Posted on 23 Dec 2009 by Brad Herrington
Interactive Intelligence
Brad Herrington

Typically, blog posts by nerds like myself focus on what’s coming and better uses for what we have. I have one technology that might need to be reined in just a bit. Presence.

I’ve used presence in one form or another for decades, all the way back to DND, Make Busy, and Ready buttons on a call center phone with more features than it needed.

Recently I was tagged to present a couple of webinars. The first was called ‘Presence and Accounted For’. It focused on the value of presence in a contact center and extending that to the rest of the enterprise. Good attendance, good questions. But one comment stood out from the rest.

A contact center manager indicated he had agents leaning on presence to find a person instead of trying to solve the problem themselves. The results, call handle times in his center were down. That’s good. The amount of code coming out of his development group was also down. That’s bad.
The original idea was to make it easier for the contact center to draw in those pockets of knowledge and expertise to assist with customer service. But with the window into the development group that presence had opened, agents were finding available resources just to transfer the call. They remedied the issue by limiting who could be seen by certain groups and better tracking of transfers, but his comment was that early on ‘We had too much presence’.

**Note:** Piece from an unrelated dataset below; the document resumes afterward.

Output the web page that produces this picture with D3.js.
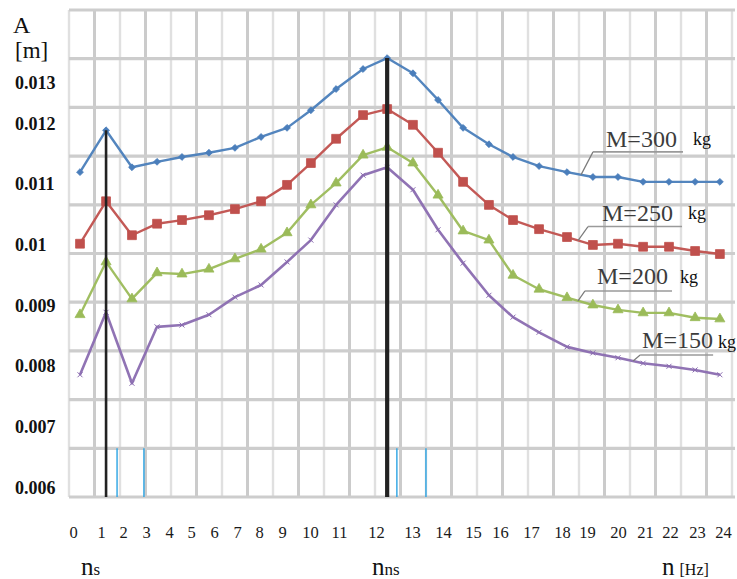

Last week I co-presented a webinar with Microsoft. The topic was about using OCS in the contact center to provide better customer service. The Microsoft section had 24 content slides. 12 of the slides, that’s close to half, had presence as a talking point.

Desktop presence
Mobile presence
Web presence
IM presence
Phone presence
etc, etc

The other features like desktop collaboration, conferencing, and video, seemed to be second to presence.

Don’t get me wrong, there’s a huge value to using presence in a call center and enterprise, and any application you use in any of your business processes needs to have presence as a component, but our industry has a habit of over doing things sometimes. (In how many social networks are you currently a participant?)

There are apps for the iPhone like HeyWAY that allow me to see a satellite image and a blinking blue dot of exactly where my daughter is standing on the planet, regardless of where she tells me she is. That’s good. The same app will relay the identical presence information about me back to my wife. That’s bad.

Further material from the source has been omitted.